Wednesday, September 19, 2012

The Great Tax Divide

There was a time when Democrats and Republicans alike could talk sense about tax rates, in terms of what is best for the economy, without demagoguery about "tax cuts for the rich."
Democratic presidents Woodrow Wilson and John F. Kennedy spoke plainly about the fact that higher tax rates on individuals and businesses did not automatically translate into higher tax revenues for the government. Beyond some point, high tax rates on those with high incomes simply led to those incomes being invested in tax-free bonds, with the revenue from those bonds being completely lost to the government -- and the investments lost to the economy.

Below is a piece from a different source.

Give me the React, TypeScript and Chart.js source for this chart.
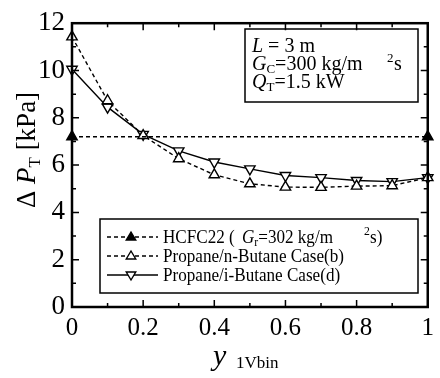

As President John F. Kennedy put it, "it is a paradoxical truth that tax rates are too high and tax revenues are too low and the soundest way to raise the revenues in the long run is to cut the rates now." This was because investors' "efforts to avoid tax liabilities" make "certain types of less productive activity more profitable than more valuable undertakings," and this in turn "inhibits our growth and efficiency."
Both Democratic president Woodrow Wilson and Republican presidents Calvin Coolidge, Ronald Reagan and George W. Bush said virtually the same thing.
This disconnect between higher tax rates and higher tax revenues is not peculiar to the United States. Iceland and India both collected more tax revenue after tax rates were cut. In Iceland the corporate tax rate was cut from 45 percent to 18 percent between 1991 and 2001 -- and the revenue from corporate taxes tripled at the lower rate.